How do I deduce auto before a function is called?

Question

while experimenting with function return type deduction

auto func();

int main() { func(); }

auto func() { return 0; }

error: use of ‘auto func()’ before deduction of ‘auto’

Is there a way to use this feature without needing to specify the definition before the call? With a large call tree, it becomes complicated to re-arrange functions so that their definition is seen before all of the places they are called. Surely an evaluation could be held off until a particular function definition was found and auto could then be deduced.

Answer 1

No, there is not.

Even ignoring the practical problems (requiring multi-pass compilation, ease of making undecidable return types via mutually recursive type definitions, difficulty in isolating source of compilation errors when everything resolves, etc), and the design issues (that forward declaration is nearly useless), C++11 was designed with ease of implementation in mind. Things that made it harder to write a compiler needed strong justification.
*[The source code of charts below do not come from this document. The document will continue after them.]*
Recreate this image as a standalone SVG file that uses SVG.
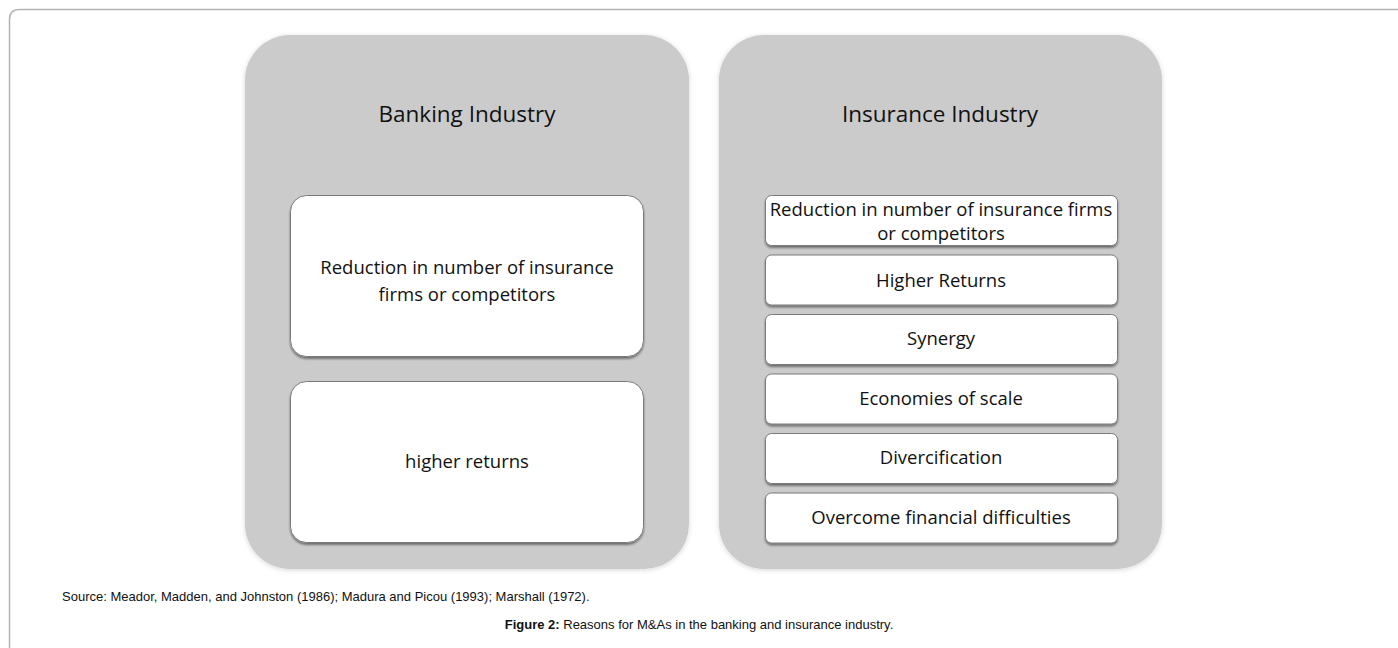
<svg xmlns="http://www.w3.org/2000/svg" width="1398" height="648" viewBox="0 0 1398 648">
  <defs>
    <filter id="panelShadow" x="-10%" y="-10%" width="120%" height="120%">
      <feDropShadow dx="0" dy="1" stdDeviation="2.5" flood-color="#000" flood-opacity="0.16"/>
    </filter>
    <filter id="boxShadow" x="-5%" y="-10%" width="110%" height="130%">
      <feDropShadow dx="0" dy="2" stdDeviation="1.2" flood-color="#000" flood-opacity="0.45"/>
    </filter>
    <style>
      .frame { fill: none; stroke: #b3b3b3; stroke-width: 1.5; }
      .panel { fill: #cbcbcb; filter: url(#panelShadow); }
      .box { fill: #ffffff; stroke: #7a7a7a; stroke-width: 1; filter: url(#boxShadow); }
      .title { font-family: "Open Sans", "Liberation Sans", sans-serif; font-size: 22.5px; fill: #111; text-anchor: middle; }
      .label { font-family: "Open Sans", "Liberation Sans", sans-serif; font-size: 18.5px; fill: #111; text-anchor: middle; }
      .caption { font-family: "Liberation Sans", Arial, sans-serif; font-size: 13px; fill: #111; }
    </style>
  </defs>

  <rect width="1398" height="648" fill="#ffffff"/>

  <!-- page frame, open to the right and bottom -->
  <path class="frame" d="M9.5,660 V19.5 Q9.5,9.5 19.5,9.5 H1400"/>

  <!-- Banking industry column -->
  <g id="banking">
    <rect class="panel" x="245" y="35" width="444" height="534" rx="45" ry="45"/>
    <text class="title" x="467" y="122">Banking Industry</text>
  </g>
  <g id="banking-reduction">
    <rect class="box" x="290.5" y="195.5" width="353" height="161" rx="16" ry="16"/>
    <text class="label" x="467" y="274">Reduction in number of insurance</text>
    <text class="label" x="467" y="301">firms or competitors</text>
  </g>
  <g id="banking-returns">
    <rect class="box" x="290.5" y="381.5" width="353" height="161" rx="16" ry="16"/>
    <text class="label" x="467" y="468">higher returns</text>
  </g>

  <!-- Insurance industry column -->
  <g id="insurance">
    <rect class="panel" x="719" y="35" width="443" height="534" rx="45" ry="45"/>
    <text class="title" x="940" y="122">Insurance Industry</text>
  </g>
  <g id="insurance-reduction">
    <rect class="box" x="765.5" y="195.5" width="352" height="50" rx="6" ry="6"/>
    <text class="label" x="941" y="216">Reduction in number of insurance firms</text>
    <text class="label" x="941" y="240">or competitors</text>
  </g>
  <g id="insurance-returns">
    <rect class="box" x="765.5" y="255" width="352" height="50" rx="6" ry="6"/>
    <text class="label" x="941" y="287">Higher Returns</text>
  </g>
  <g id="insurance-synergy">
    <rect class="box" x="765.5" y="314.5" width="352" height="50" rx="6" ry="6"/>
    <text class="label" x="941" y="345">Synergy</text>
  </g>
  <g id="insurance-scale">
    <rect class="box" x="765.5" y="374" width="352" height="50" rx="6" ry="6"/>
    <text class="label" x="941" y="405">Economies of scale</text>
  </g>
  <g id="insurance-diversification">
    <rect class="box" x="765.5" y="433.5" width="352" height="50" rx="6" ry="6"/>
    <text class="label" x="941" y="464">Divercification</text>
  </g>
  <g id="insurance-difficulties">
    <rect class="box" x="765.5" y="493" width="352" height="50" rx="6" ry="6"/>
    <text class="label" x="941" y="524">Overcome financial difficulties</text>
  </g>

  <!-- connectors: none drawn in this figure -->
  <g id="connectors"/>

  <!-- captions -->
  <text class="caption" x="62" y="601">Source: Meador, Madden, and Johnston (1986); Madura and Picou (1993); Marshall (1972).</text>
  <text class="caption" x="699" y="629" text-anchor="middle"><tspan font-weight="bold">Figure 2:</tspan> Reasons for M&amp;As in the banking and insurance industry.</text>
</svg>
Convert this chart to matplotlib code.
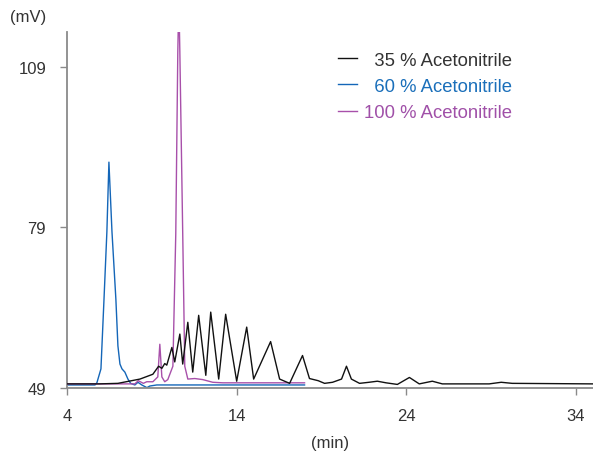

The myriad restrictions on auto mean that it was really easy to slide it into existing compilers: it is among the most supported C++11 features in my experience. C++14 relaxes many of the restrictions, but does not go nearly as far as you describe. Each relaxation requires justification and confidence that it will be worth the cost to compiler writers to implement.

I would not even want that feature at this time, as I like the signatures of my functions to be deducible at the point I call them, at the very least.

Answer 2

No, this simply isn't possible with C++'s compilation model. Remember that the definition of func may appear in a different file, or even inside a library somewhere. The return type must be known if you are going to use it.